Eddie’s school has parent/ kid nights twice a year, switching up which parents attend with which kids. Based on the rotation, mother-son night arrives every other spring, and the last time I wrote about it was in 2013. It’s an event that I feel Eddie and I simply can’t miss.
Just like last time, Eddie and I dressed up for the official photo that gets taken and headed out the door. What was different from last time, was that I wasn’t nervous or afraid to attend. After a few years, the staff, students, and school families are well aware of Mr. Eddie and the unique perspective he brings to any event. There is always a risk of a meltdown, or unease due to his autistic nature…but it’s a risk that doesn’t keep us sitting at home.
At Mother-Son Night, there are board games set-up so kids can have a good time playing with each other and their moms. Two years ago, we didn’t even attempt the game aspect of this night. This time, thanks to the staff at Eddie’s school, we had a way to play along.

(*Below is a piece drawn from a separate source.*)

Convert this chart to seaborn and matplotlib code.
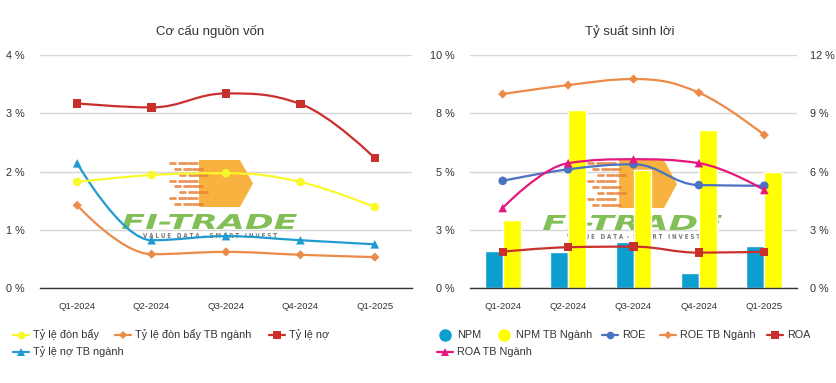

A couple weeks ago, while popping into Eddie’s classroom, I caught him playing the game in this photo with a paraprofessional. She had taken an American Printing House (APH) board used for math, and instead used it for a game board. Velcro had been added to the bottom of a couple toys to become game pieces, and an APH item called Talking Glowdice was being used instead of traditional dice. The fact that the “dice” talked really kept Eddie’s attention. The “winner” was the first person that moved through every space.
After seeing the game in the classroom, I knew it would be great for Mother-Son night, so I made sure to bring it along. Eddie ended up playing with me for about 30 minutes, which was a big deal for him. While we played, another student even joined us for a bit, and Eddie didn’t mind sharing. I didn’t mind seeing some unforced peer interaction…in fact, it even had me tearing up. I wasn’t expecting any major insight…but found that by simply having an adapted game, the night was eventful.
After seeing this game (and others) created by the staff at school, I’m inspired to do more things like that at home…especially now that he’s showing an interest. So, help me out! What games have you adapted, or what have you found ready to go for kids with visual impairments? I’d like more family game nights at home…and I’m hoping ideas from other parents will help make it happen.